Setiap negara dengan model pemerintahan dan sistem politiknya masing-masing tentu punya sistem promosi kepemimpinan lokal-nasionalnya sendiri-sendiri. Terpenting adalah bahwa apa pun yang dipilih dan dijalankan, sistem itu mesti bekerja efektif dan efisien menghasilkan pemimpin-pemimpin beretika, berintegritas, kompeten, dan visioner sehingga membawa bangsa adil dan sejahtera.

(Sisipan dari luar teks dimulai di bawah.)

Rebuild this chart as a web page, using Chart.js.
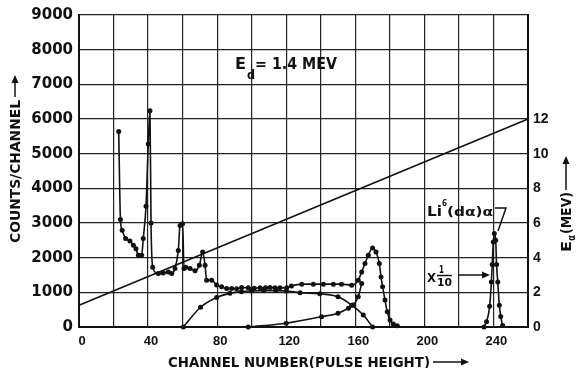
<!DOCTYPE html>
<html>
<head>
<meta charset="utf-8">
<script src="https://cdn.jsdelivr.net/npm/chart.js@4/dist/chart.umd.min.js"></script>
<style>
  html, body { margin: 0; padding: 0; background: #fff; }
  #wrap { width: 577px; height: 368px; }
</style>
</head>
<body>
<div id="wrap"><canvas id="spectrumChart" width="577" height="368"></canvas></div>
<script>
/* pulse height spectrum, Ed = 1.4 MeV */

const INK = "#111";

// main spectrum (counts / channel)
const mainChannels = [23, 24, 25, 27, 29.5, 31.5, 33, 34.4, 36.3, 37.2,
  38.8, 40.1, 41.1, 41.7, 42.7, 45.9, 48.8, 51.7, 53.7, 55.6,
  57.5, 58.5, 60, 60.8, 61.8, 64.3, 67.2, 69.7, 71.6, 73,
  73.9, 76.8, 79.7, 82.6, 85.5, 88.4, 91.3, 94.2, 98, 101.5,
  104.8, 108, 110.6, 113.5, 116.4, 120.3, 123, 129, 135.7, 141.5,
  147.3, 152, 157.9, 161.7, 163.7, 165.6, 167.5, 170, 172, 173.9,
  174.9, 175.8, 177.2, 178.5, 180.1, 182, 184.3];
const mainCounts = [5640, 3100, 2790, 2550, 2480, 2360, 2260, 2070, 2070, 2550,
  3480, 5280, 6240, 3000, 1720, 1540, 1560, 1590, 1540, 1690,
  2210, 2930, 2980, 1690, 1720, 1690, 1620, 1780, 2160, 1780,
  1350, 1350, 1210, 1160, 1110, 1110, 1100, 1140, 1130, 1120,
  1130, 1130, 1140, 1130, 1130, 1130, 1180, 1236, 1236, 1236,
  1236, 1236, 1207, 1351, 1590, 1830, 2069, 2280, 2164, 1830,
  1445, 1158, 776, 440, 201, 86, 37];

// broad continuum under the spectrum
const contChannels = [60.4, 70.4, 79.7, 87.4, 94, 100, 107, 114, 120, 128, 139.5, 150, 157.9, 164.6, 170];
const contCounts = [0, 570, 850, 970, 1020, 1040, 1050, 1050, 1040, 990, 960, 870, 630, 345, 0];

// rising tail into the 170 peak
const riseChannels = [98, 120, 140.5, 150, 156, 158.8, 161.7, 163.7];
const riseCounts = [0, 110, 296, 400, 540, 632, 871, 1256];

// Li6(d,a)a peak, plotted x 1/10
const liChannels = [234.5, 236, 237.8, 238.8, 239.3, 239.9, 240.5, 241.3, 241.8, 242.5, 243.4, 244.2, 245.3];
const liCounts = [0, 150, 600, 1300, 1800, 2450, 2700, 2500, 1800, 1300, 630, 300, 40];

// energy calibration line (right axis, MeV)
const energyChannels = [0, 260];
const energyMeV = [1.25, 12];

const xTicksLabelled = [0, 40, 80, 120, 160, 200, 240];
const rightTicksLabelled = [0, 2, 4, 6, 8, 10, 12];

function points(xs, ys) {
  return xs.map((x, i) => ({ x, y: ys[i] }));
}

function curve(xs, ys, withDots) {
  return {
    data: points(xs, ys),
    showLine: true,
    borderColor: INK,
    backgroundColor: INK,
    borderWidth: 1.6,
    pointRadius: withDots ? 2.5 : 0,
    pointBorderWidth: 0,
    cubicInterpolationMode: "monotone",
    yAxisID: "y",
    clip: 6,
  };
}

function fitText(ctx, text, x, y, width, font) {
  ctx.save();
  ctx.font = font;
  const w = ctx.measureText(text).width;
  ctx.translate(x, y);
  ctx.scale(width / w, 1);
  ctx.textAlign = "left";
  ctx.textBaseline = "alphabetic";
  ctx.fillText(text, 0, 0);
  ctx.restore();
}

function arrow(ctx, x1, y1, x2, y2) {
  const a = Math.atan2(y2 - y1, x2 - x1);
  ctx.beginPath();
  ctx.moveTo(x1, y1);
  ctx.lineTo(x2 - 5 * Math.cos(a), y2 - 5 * Math.sin(a));
  ctx.stroke();
  ctx.beginPath();
  ctx.moveTo(x2, y2);
  ctx.lineTo(x2 - 8 * Math.cos(a) + 3.5 * Math.sin(a), y2 - 8 * Math.sin(a) - 3.5 * Math.cos(a));
  ctx.lineTo(x2 - 8 * Math.cos(a) - 3.5 * Math.sin(a), y2 - 8 * Math.sin(a) + 3.5 * Math.cos(a));
  ctx.closePath();
  ctx.fill();
}

const BOLD = (size) => `bold ${size}px "DejaVu Sans"`;

const annotations = {
  id: "annotations",
  afterDraw(chart) {
    const ctx = chart.ctx;
    ctx.save();
    ctx.fillStyle = INK;
    ctx.strokeStyle = INK;
    ctx.lineWidth = 1.5;

    // left axis title
    ctx.save();
    ctx.translate(20, 243);
    ctx.rotate(-Math.PI / 2);
    fitText(ctx, "COUNTS/CHANNEL", 0, 0, 143, BOLD(14));
    arrow(ctx, 146, -5, 168, -5);
    ctx.restore();

    // right axis title
    ctx.save();
    ctx.translate(571, 252);
    ctx.rotate(-Math.PI / 2);
    fitText(ctx, "E", 0, 0, 11, BOLD(14));
    fitText(ctx, "\u03b1", 11, 4, 6, BOLD(10));
    fitText(ctx, "(MEV)", 18, 0, 42, BOLD(14));
    arrow(ctx, 62, -5, 96, -5);
    ctx.restore();

    // x axis title
    fitText(ctx, "CHANNEL NUMBER(PULSE HEIGHT)", 168, 367, 262, BOLD(14));
    arrow(ctx, 433, 362, 469, 362);

    // beam energy
    fitText(ctx, "E", 235, 69, 11, BOLD(15));
    fitText(ctx, "d", 247, 79, 8, BOLD(12));
    fitText(ctx, "= 1.4 MEV", 255, 69, 82, BOLD(15));

    // Li6(d,a)a label and pointer
    fitText(ctx, "Li", 427, 216, 15, BOLD(14));
    fitText(ctx, "6", 442, 206, 5, BOLD(9));
    fitText(ctx, "(d\u03b1)\u03b1", 447, 216, 46, BOLD(13));
    ctx.beginPath();
    ctx.moveTo(495, 208);
    ctx.lineTo(506, 208);
    ctx.lineTo(498, 231);
    ctx.stroke();

    // x 1/10 label and arrow
    fitText(ctx, "X", 427, 282, 9, BOLD(13));
    fitText(ctx, "1", 439, 273, 5, BOLD(10));
    ctx.beginPath();
    ctx.moveTo(437, 275.5);
    ctx.lineTo(452, 275.5);
    ctx.stroke();
    fitText(ctx, "10", 437, 286, 15, BOLD(10));
    arrow(ctx, 459, 275, 490, 275);

    ctx.restore();
  },
};

new Chart(document.getElementById("spectrumChart"), {
  type: "scatter",
  data: {
    datasets: [
      curve(mainChannels, mainCounts, true),
      curve(contChannels, contCounts, true),
      curve(riseChannels, riseCounts, true),
      curve(liChannels, liCounts, true),
      Object.assign(curve(energyChannels, energyMeV, false), { yAxisID: "yE", cubicInterpolationMode: "default", tension: 0 }),
    ],
  },
  options: {
    responsive: false,
    animation: false,
    devicePixelRatio: 1,
    layout: { padding: { top: 14, left: 0, right: 0, bottom: 0 } },
    plugins: { legend: { display: false }, tooltip: { enabled: false } },
    scales: {
      x: {
        type: "linear",
        min: 0,
        max: 260,
        afterFit: (s) => { s.height = 41; },
        ticks: {
          stepSize: 20,
          autoSkip: false,
          maxRotation: 0,
          padding: 7,
          labelOffset: 3,
          color: INK,
          font: { family: "Liberation Sans", weight: "bold", size: 13 },
          callback: (v) => (xTicksLabelled.includes(v) ? String(v) : ""),
        },
        grid: { color: "#222", lineWidth: 1.2, drawTicks: false },
        border: { color: INK, width: 2 },
      },
      y: {
        position: "left",
        min: 0,
        max: 9000,
        afterFit: (s) => { s.width = 79; },
        ticks: {
          stepSize: 1000,
          padding: 6,
          color: INK,
          font: { family: "DejaVu Sans", weight: "bold", size: 15 },
          callback: (v) => String(v),
        },
        grid: { color: "#222", lineWidth: 1.2, drawTicks: false },
        border: { color: INK, width: 2 },
      },
      yE: {
        position: "right",
        min: 0,
        max: 18,
        afterFit: (s) => { s.width = 49; },
        ticks: {
          stepSize: 2,
          padding: 5,
          color: INK,
          font: { family: "Liberation Sans", weight: "bold", size: 14 },
          callback: (v) => (rightTicksLabelled.includes(v) ? String(v) : ""),
        },
        grid: { drawOnChartArea: false, drawTicks: false },
        border: { color: INK, width: 2 },
      },
    },
  },
  plugins: [annotations],
});
</script>
</body>
</html>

Namun, setidaknya ada best practice yang secara universal tak bisa disangkal; sistem meritokrasi menjamin negara dan bangsa mendapatkan pemimpin-pemimpin berkualitas. Sebaliknya, cara-cara instan dan feodal hanya akan menghasilkan pemimpin-pemimpin dengan kedangkalan karakter sehingga justru berisiko membahayakan bangsa.
Cara-cara instan dan feodal hanya akan menghasilkan pemimpin-pemimpin dengan kedangkalan karakter sehingga justru berisiko membahayakan bangsa.
Lantas, bagaimana dengan Indonesia? Wakil Presiden periode 2009-2014 Boediono pada acara peluncuran Laporan Perekonomian 2017 oleh Bank Indonesia (BI) di Jakarta, 2018, menyampaikan pesan yang lebih kurang beririsan antara situasi nasional dan pelajaran yang bisa diambil dari China itu.
Boediono berpendapat, persoalan mendasar dalam pembangunan ekonomi pascareformasi 1998 adalah kebijakan pemerintah yang tak efektif. Salah satu penyebab utamanya adalah lingkungan politik yang tidak mendukung pertumbuhan elemen-elemen kebijakan yang efektif, yakni fokus, berlanjut, koheren, dan rasional.
”Perbaikan lingkungan politik merupakan proses jangka panjang. Namun, agenda itu harus dimulai dan terus dilakukan,” katanya.